[DATA BLOCK]:

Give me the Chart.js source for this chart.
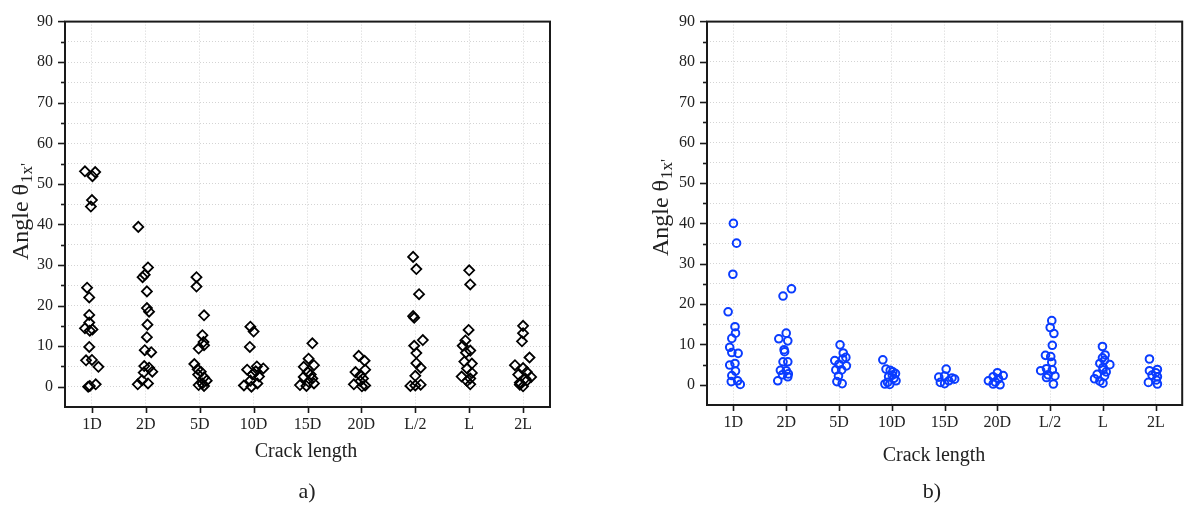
<!DOCTYPE html>
<html>
<head>
<meta charset="utf-8">
<script src="https://cdn.jsdelivr.net/npm/chart.js@4.4.1/dist/chart.umd.min.js"></script>
<style>
  body { margin: 0; background: #fff; }
  .panel { position: absolute; top: 0; width: 594px; height: 507px; }
</style>
</head>
<body>
<div class="panel" style="left:0"><canvas id="chartA" width="594" height="507"></canvas></div>
<div class="panel" style="left:594px"><canvas id="chartB" width="594" height="507"></canvas></div>
<script>
var categories = ['1D', '2D', '5D', '10D', '15D', '20D', 'L/2', 'L', '2L'];
var yTickValues = [0, 10, 20, 30, 40, 50, 60, 70, 80, 90];

// panel a) angle values per crack length
var leftValues = [
  [53.1, 52.9, 51.9, 46.0, 44.4, 24.4, 22.0, 17.7, 15.8, 14.4, 14.1, 13.8, 9.8, 6.5, 6.6, 4.9, 0.2, 0.0, 0.6],
  [39.4, 29.4, 27.6, 27.0, 23.5, 19.4, 18.5, 15.3, 12.2, 9.0, 8.5, 5.1, 4.7, 3.7, 3.5, 1.6, 0.6, 0.8],
  [27.0, 24.7, 17.6, 12.7, 11.0, 10.2, 9.4, 5.6, 4.3, 3.7, 3.0, 2.3, 1.5, 0.4, 0.2, 0.8],
  [14.8, 13.6, 9.8, 5.0, 4.5, 4.2, 3.8, 3.0, 2.5, 1.5, 0.8, 0.3, 0.0],
  [10.7, 6.9, 5.3, 4.9, 3.6, 3.0, 2.4, 2.0, 1.2, 0.8, 0.4, 0.2],
  [7.6, 6.4, 4.2, 3.6, 2.8, 2.0, 1.4, 0.6, 0.3, 0.1],
  [32.0, 29.0, 22.8, 17.4, 17.0, 11.5, 10.1, 8.3, 5.8, 4.7, 2.7, 0.2, 0.3, 0.5],
  [28.7, 25.2, 14.0, 11.4, 10.1, 8.9, 8.4, 6.2, 5.7, 4.5, 3.4, 2.5, 2.0, 1.4, 0.6],
  [15.0, 13.2, 11.2, 7.2, 5.3, 4.6, 3.6, 3.0, 2.4, 2.0, 1.5, 1.0, 0.5, 0.1]
];
// horizontal scatter of each point around its category (category units)
var leftJitter = [
  [-0.13, 0.06, 0.01, 0, -0.02, -0.09, -0.05, -0.05, -0.05, -0.13, 0.01, -0.04, -0.05, -0.11, 0.0, 0.12, -0.04, -0.07, 0.07],
  [-0.14, 0.04, -0.02, -0.06, 0.02, 0.02, 0.06, 0.03, 0.02, -0.02, 0.1, -0.03, 0.06, 0.12, -0.04, -0.07, -0.15, 0.04],
  [-0.06, -0.06, 0.08, 0.05, 0.07, 0.08, -0.02, -0.1, -0.04, 0.02, -0.03, 0.08, 0.13, -0.02, 0.08, 0.05],
  [-0.06, 0, -0.07, 0.06, 0.18, -0.12, 0.04, -0.02, 0.1, -0.06, 0.07, -0.18, -0.04],
  [0.09, 0.02, 0.12, -0.07, 0, 0.06, -0.07, 0.09, 0.02, 0.12, -0.14, -0.02],
  [-0.05, 0.06, 0.07, -0.11, -0.02, 0.03, -0.02, -0.14, 0.07, 0.01],
  [-0.04, 0.02, 0.07, -0.04, -0.02, 0.14, -0.02, 0.02, 0.02, 0.1, 0, -0.09, 0, 0.1],
  [0, 0.02, -0.01, -0.07, -0.12, 0.02, -0.06, -0.09, 0.05, -0.04, 0.05, -0.14, 0.02, -0.04, 0.02],
  [0, 0, -0.02, 0.12, -0.15, 0, 0.07, -0.09, 0.15, 0.04, 0.07, -0.06, -0.06, 0]
];

// panel b) angle values per crack length
var rightValues = [
  [40.0, 35.1, 27.4, 18.1, 14.4, 12.8, 11.5, 9.3, 8.0, 7.8, 5.3, 4.9, 3.4, 2.3, 1.0, 0.8, 0.1],
  [23.8, 22.0, 12.8, 11.4, 10.9, 8.7, 8.2, 5.7, 5.7, 3.6, 3.5, 2.7, 2.5, 2.0, 1.0],
  [9.9, 7.9, 6.8, 6.4, 6.0, 5.1, 4.7, 3.7, 3.7, 2.2, 0.8, 0.3],
  [6.2, 3.9, 3.6, 3.2, 2.8, 2.4, 2.0, 1.6, 1.0, 0.6, 0.2, 0.1],
  [3.9, 2.2, 1.9, 1.7, 1.4, 1.0, 0.6, 0.3],
  [3.0, 2.3, 2.0, 1.5, 1.0, 0.7, 0.2, 0.0],
  [15.9, 14.2, 12.7, 9.8, 7.3, 7.0, 5.6, 4.0, 3.7, 3.5, 2.5, 2.2, 1.8, 0.2],
  [9.5, 7.4, 6.7, 6.1, 5.3, 5.0, 4.3, 3.7, 3.2, 2.6, 2.2, 1.5, 0.9, 0.4],
  [6.4, 3.8, 3.5, 3.0, 2.4, 2.0, 1.2, 0.6, 0.2]
];
var rightJitter = [
  [0, 0.06, -0.01, -0.1, 0.03, 0.04, -0.03, -0.07, -0.03, 0.09, 0.03, -0.07, 0.04, -0.03, 0.08, -0.04, 0.13],
  [0.1, -0.06, 0, -0.14, 0.03, -0.04, -0.03, -0.06, 0.03, -0.11, 0, 0.04, -0.07, 0.03, -0.16],
  [0.02, 0.08, 0.13, 0.07, -0.08, 0, 0.14, -0.06, 0.05, -0.01, -0.04, 0.06],
  [-0.17, -0.11, -0.03, 0.02, 0.07, 0.01, -0.06, 0.04, 0.08, -0.08, -0.13, -0.04],
  [0.03, 0, -0.11, 0.14, 0.19, 0.08, -0.08, 0],
  [0, 0.11, -0.08, 0.02, -0.17, -0.04, -0.08, 0.05],
  [0.03, 0, 0.07, 0.04, -0.09, 0.01, 0.03, -0.07, 0.04, -0.18, -0.04, 0.09, -0.07, 0.06],
  [-0.01, 0.04, -0.01, 0.03, -0.06, 0.13, 0, 0, 0.06, -0.11, 0.03, -0.16, -0.06, 0],
  [-0.12, 0.03, -0.12, 0, -0.07, 0.03, 0.01, -0.14, 0.03]
];

var SERIF = "'Liberation Serif', 'Times New Roman', serif";

function toPoints(values, jitter) {
  var pts = [];
  for (var i = 0; i < values.length; i++) {
    for (var j = 0; j < values[i].length; j++) {
      pts.push({ x: i + jitter[i][j], y: values[i][j] });
    }
  }
  return pts;
}

// frame, tick marks and extra labels drawn like the original figure
var decorPlugin = {
  id: 'decor',
  afterDraw: function (chart, args, opts) {
    var ctx = chart.ctx;
    var a = chart.chartArea;
    var ys = chart.scales.y;
    var xs = chart.scales.x;
    ctx.save();
    ctx.strokeStyle = '#1a1a1a';
    ctx.lineWidth = 1.6;
    for (var v = 0; v < 90; v += 5) {
      var py = Math.round(ys.getPixelForValue(v)) + 0.5;
      var len = v % 10 === 0 ? 7 : 4;
      ctx.beginPath();
      ctx.moveTo(a.left - len, py);
      ctx.lineTo(a.left, py);
      ctx.stroke();
    }
    ctx.beginPath();
    ctx.moveTo(a.left - 7, a.top);
    ctx.lineTo(a.left, a.top);
    ctx.stroke();
    for (var i = 0; i < categories.length; i++) {
      var px = Math.round(xs.getPixelForValue(i)) + 0.5;
      ctx.beginPath();
      ctx.moveTo(px, a.bottom);
      ctx.lineTo(px, a.bottom + 6);
      ctx.stroke();
    }
    ctx.lineWidth = 2;
    ctx.strokeRect(a.left, a.top, a.right - a.left, a.bottom - a.top);

    // y title with subscript
    ctx.fillStyle = '#222';
    ctx.translate(opts.yTitleX, opts.yTitleY);
    ctx.rotate(-Math.PI / 2);
    ctx.font = '24px ' + SERIF;
    var main = 'Angle \u03b8';
    var mw = ctx.measureText(main).width;
    ctx.font = '17px ' + SERIF;
    var sw = ctx.measureText("1x'").width;
    var start = -(mw + sw) / 2;
    ctx.textBaseline = 'middle';
    ctx.textAlign = 'left';
    ctx.font = '24px ' + SERIF;
    ctx.fillText(main, start, 0);
    ctx.font = '17px ' + SERIF;
    ctx.fillText("1x'", start + mw + 1, 6);
    ctx.setTransform(1, 0, 0, 1, 0, 0);

    ctx.textAlign = 'center';
    ctx.textBaseline = 'middle';
    for (var k = 0; k < opts.texts.length; k++) {
      var t = opts.texts[k];
      ctx.font = t.size + 'px ' + SERIF;
      ctx.fillText(t.text, t.x, t.y);
    }
    ctx.restore();
  }
};

function makeChart(id, points, style) {
  return new Chart(document.getElementById(id), {
    type: 'scatter',
    data: {
      datasets: [{
        data: points,
        pointStyle: style.pointStyle,
        pointRadius: style.radius,
        pointBorderWidth: style.borderWidth,
        borderColor: style.color,
        backgroundColor: 'rgba(255,255,255,0)',
        pointHoverRadius: style.radius
      }]
    },
    options: {
      responsive: false,
      animation: false,
      layout: { padding: style.padding },
      plugins: {
        legend: { display: false },
        tooltip: { enabled: false },
        decor: { yTitleX: style.yTitleX, yTitleY: style.yTitleY, texts: style.texts }
      },
      scales: {
        x: {
          type: 'linear',
          min: -0.5,
          max: 8.5,
          afterBuildTicks: function (scale) {
            scale.ticks = categories.map(function (c, i) { return { value: i }; });
          },
          afterFit: function (scale) { scale.height = style.xHeight; },
          grid: { color: '#d4d4d4', lineWidth: 1, drawTicks: false },
          border: { display: false, dash: [1, 2] },
          ticks: {
            autoSkip: false,
            padding: 8,
            color: '#222',
            font: { family: SERIF, size: 16 },
            maxRotation: 0,
            callback: function (v) { return categories[v]; }
          }
        },
        y: {
          min: -5,
          max: 90,
          afterBuildTicks: function (scale) {
            var t = [];
            for (var v = -5; v <= 90; v += 5) t.push({ value: v });
            scale.ticks = t;
          },
          afterFit: function (scale) { scale.width = style.yWidth; },
          grid: { color: '#d4d4d4', lineWidth: 1, drawTicks: false },
          border: { display: false, dash: [1, 2] },
          ticks: {
            autoSkip: false,
            padding: 12,
            color: '#222',
            font: { family: SERIF, size: 16 },
            callback: function (v) { return yTickValues.indexOf(v) >= 0 ? String(v) : ''; }
          }
        }
      }
    },
    plugins: [decorPlugin]
  });
}

makeChart('chartA', toPoints(leftValues, leftJitter), {
  pointStyle: 'rectRot', radius: 5, borderWidth: 1.8, color: '#000',
  padding: { top: 15, right: 44, left: 0, bottom: 0 },
  yWidth: 65, xHeight: 100,
  yTitleX: 22, yTitleY: 212,
  texts: [{ text: 'Crack length', x: 306, y: 452, size: 20 }, { text: 'a)', x: 307, y: 492, size: 22 }]
});

makeChart('chartB', toPoints(rightValues, rightJitter), {
  pointStyle: 'circle', radius: 3.8, borderWidth: 2, color: '#0a3cff',
  padding: { top: 20, right: 5, left: 0, bottom: 0 },
  yWidth: 113, xHeight: 102,
  yTitleX: 68, yTitleY: 208,
  texts: [{ text: 'Crack length', x: 340, y: 456, size: 20 }, { text: 'b)', x: 338, y: 492, size: 22 }]
});
</script>
</body>
</html>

[EXERCISE DIRECTIONS]:
Exactly restate the lines from the beginning of the data through the line with "70, 80, 90];", and no others, keeping pictures out.

[WRITTEN SOLUTION]:
Give me the Chart.js source for this chart.
<!DOCTYPE html>
<html>
<head>
<meta charset="utf-8">
<script src="https://cdn.jsdelivr.net/npm/chart.js@4.4.1/dist/chart.umd.min.js"></script>
<style>
  body { margin: 0; background: #fff; }
  .panel { position: absolute; top: 0; width: 594px; height: 507px; }
</style>
</head>
<body>
<div class="panel" style="left:0"><canvas id="chartA" width="594" height="507"></canvas></div>
<div class="panel" style="left:594px"><canvas id="chartB" width="594" height="507"></canvas></div>
<script>
var categories = ['1D', '2D', '5D', '10D', '15D', '20D', 'L/2', 'L', '2L'];
var yTickValues = [0, 10, 20, 30, 40, 50, 60, 70, 80, 90];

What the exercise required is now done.